The Senior Developer Surprise
Now, the most counterintuitive part of this whole story is who benefits. Truell admitted he was surprised that academic research pointed to senior engineers getting more value from AI coding tools like Cursor than juniors. This flies in the face of the common narrative that AI is a great equalizer, boosting junior productivity the most. But think about it. A senior dev knows the architecture. They know what “good” looks like. They can craft a precise prompt, evaluate the AI’s output critically, and integrate it seamlessly. A junior might get bogged down debugging AI hallucinations. This aligns with that METR study from July 2025 which found experienced devs actually took longer with AI, perhaps because they were doing more rigorous review. It’s not about speed; it’s about leverage and quality.

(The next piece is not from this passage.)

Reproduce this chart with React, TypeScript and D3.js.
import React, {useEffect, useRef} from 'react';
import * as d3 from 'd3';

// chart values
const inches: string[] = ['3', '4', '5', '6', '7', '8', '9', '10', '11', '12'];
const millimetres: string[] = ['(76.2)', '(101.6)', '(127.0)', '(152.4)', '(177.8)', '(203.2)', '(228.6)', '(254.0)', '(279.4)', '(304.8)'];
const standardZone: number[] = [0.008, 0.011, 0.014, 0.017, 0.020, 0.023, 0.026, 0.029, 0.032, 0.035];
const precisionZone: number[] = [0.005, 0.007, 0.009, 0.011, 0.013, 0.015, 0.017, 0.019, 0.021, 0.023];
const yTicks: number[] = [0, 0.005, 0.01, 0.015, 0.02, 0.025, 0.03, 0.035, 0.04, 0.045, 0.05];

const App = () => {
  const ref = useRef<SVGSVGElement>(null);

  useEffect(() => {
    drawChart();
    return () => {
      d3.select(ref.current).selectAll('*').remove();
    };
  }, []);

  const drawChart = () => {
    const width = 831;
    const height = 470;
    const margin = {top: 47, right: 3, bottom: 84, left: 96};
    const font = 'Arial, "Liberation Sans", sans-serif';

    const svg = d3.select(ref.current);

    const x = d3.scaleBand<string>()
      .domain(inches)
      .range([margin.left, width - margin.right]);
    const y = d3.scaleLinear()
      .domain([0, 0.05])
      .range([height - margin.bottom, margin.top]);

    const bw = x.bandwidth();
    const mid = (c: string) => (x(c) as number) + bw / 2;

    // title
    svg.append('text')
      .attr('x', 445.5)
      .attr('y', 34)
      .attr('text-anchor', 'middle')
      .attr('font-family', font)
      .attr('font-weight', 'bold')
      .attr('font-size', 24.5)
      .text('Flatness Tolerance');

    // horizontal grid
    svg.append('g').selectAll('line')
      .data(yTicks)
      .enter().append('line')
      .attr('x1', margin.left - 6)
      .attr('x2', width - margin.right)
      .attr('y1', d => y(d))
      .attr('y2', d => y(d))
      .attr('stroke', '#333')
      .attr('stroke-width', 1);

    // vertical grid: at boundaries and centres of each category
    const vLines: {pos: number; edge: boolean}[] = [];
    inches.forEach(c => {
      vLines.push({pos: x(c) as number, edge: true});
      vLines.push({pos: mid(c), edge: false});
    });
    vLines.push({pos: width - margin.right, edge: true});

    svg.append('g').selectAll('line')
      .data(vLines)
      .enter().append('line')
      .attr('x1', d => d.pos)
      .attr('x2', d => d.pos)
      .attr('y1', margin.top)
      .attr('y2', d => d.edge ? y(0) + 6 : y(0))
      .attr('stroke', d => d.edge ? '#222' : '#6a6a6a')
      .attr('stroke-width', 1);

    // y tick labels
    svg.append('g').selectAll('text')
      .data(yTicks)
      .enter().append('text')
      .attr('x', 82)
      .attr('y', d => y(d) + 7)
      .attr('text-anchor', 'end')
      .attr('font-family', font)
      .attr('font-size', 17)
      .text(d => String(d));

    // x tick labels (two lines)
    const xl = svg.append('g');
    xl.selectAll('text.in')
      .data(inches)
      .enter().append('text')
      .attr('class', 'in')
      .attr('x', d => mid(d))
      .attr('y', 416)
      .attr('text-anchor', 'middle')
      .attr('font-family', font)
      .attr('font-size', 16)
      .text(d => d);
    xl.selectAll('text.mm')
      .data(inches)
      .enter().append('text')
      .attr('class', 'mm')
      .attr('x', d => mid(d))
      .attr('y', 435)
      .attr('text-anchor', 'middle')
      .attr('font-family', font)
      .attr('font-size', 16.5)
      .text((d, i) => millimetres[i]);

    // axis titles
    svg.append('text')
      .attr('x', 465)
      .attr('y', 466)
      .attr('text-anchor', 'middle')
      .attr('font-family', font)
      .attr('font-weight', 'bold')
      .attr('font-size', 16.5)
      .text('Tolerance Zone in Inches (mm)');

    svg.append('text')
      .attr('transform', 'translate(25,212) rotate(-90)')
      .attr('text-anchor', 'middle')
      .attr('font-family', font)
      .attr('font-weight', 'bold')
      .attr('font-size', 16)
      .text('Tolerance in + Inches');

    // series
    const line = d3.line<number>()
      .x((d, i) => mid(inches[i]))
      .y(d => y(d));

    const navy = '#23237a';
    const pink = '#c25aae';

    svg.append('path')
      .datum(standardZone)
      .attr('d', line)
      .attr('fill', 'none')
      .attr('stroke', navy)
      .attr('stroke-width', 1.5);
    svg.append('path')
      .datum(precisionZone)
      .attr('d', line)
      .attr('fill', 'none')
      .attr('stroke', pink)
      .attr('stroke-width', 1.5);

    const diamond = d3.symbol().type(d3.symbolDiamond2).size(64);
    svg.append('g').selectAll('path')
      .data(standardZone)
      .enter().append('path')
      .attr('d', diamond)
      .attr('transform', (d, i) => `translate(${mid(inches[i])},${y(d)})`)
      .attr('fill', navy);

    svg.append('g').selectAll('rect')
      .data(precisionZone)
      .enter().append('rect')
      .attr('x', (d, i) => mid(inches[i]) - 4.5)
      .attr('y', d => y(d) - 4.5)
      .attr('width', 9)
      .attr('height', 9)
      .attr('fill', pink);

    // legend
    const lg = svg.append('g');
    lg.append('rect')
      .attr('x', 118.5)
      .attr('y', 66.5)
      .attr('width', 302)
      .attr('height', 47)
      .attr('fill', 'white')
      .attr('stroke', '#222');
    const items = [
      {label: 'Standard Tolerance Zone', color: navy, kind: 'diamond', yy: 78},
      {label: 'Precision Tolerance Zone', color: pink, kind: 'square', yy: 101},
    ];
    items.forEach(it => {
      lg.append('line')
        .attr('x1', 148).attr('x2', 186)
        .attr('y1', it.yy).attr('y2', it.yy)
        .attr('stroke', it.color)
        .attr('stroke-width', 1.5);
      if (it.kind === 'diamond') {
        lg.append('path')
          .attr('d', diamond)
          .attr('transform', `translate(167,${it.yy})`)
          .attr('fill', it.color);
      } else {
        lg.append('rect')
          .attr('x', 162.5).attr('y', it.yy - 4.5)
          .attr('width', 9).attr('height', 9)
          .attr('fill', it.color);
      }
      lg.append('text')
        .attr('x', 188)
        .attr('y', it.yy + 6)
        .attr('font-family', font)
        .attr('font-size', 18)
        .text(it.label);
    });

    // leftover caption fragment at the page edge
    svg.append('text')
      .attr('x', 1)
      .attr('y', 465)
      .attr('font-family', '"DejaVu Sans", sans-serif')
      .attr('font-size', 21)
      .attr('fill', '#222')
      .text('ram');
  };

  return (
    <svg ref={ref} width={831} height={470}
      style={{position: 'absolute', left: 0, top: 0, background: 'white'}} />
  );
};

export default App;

The Enterprise Reality Check
And this is where Cursor’s internal experiment hits the real world. The article notes that big companies face “data silos” and “technical sprawl.” That’s the rub. Cursor, as a young startup, can wire its AI into everything from day one. A 30-year-old Fortune 500 company? Forget it. Their data is locked in a dozen legacy systems. This is why Cursor’s reported productivity gains and its own internal success might be hard to replicate everywhere. It requires that “dedicated technical expertise” to tailor the models—exactly what Cursor is doing with its forward-deployed engineers building custom tooling for sales and ops. They’re essentially building the blueprint they’ll eventually sell.
Beyond the Hype
So what’s the real takeaway? Cursor is proving that AI’s biggest impact might be as an internal operations and force-multiplier tool, not just a coding sidekick. The fact that they’re using it to run their own business is a powerful case study. But it also shows that successful AI integration isn’t just about buying a license. It’s about deep customization and having the skilled people who know how to use it effectively. The senior dev data suggests that throwing AI at a problem without expertise might even slow you down. Basically, AI isn’t a magic wand for incompetence. It’s a power tool for the already capable.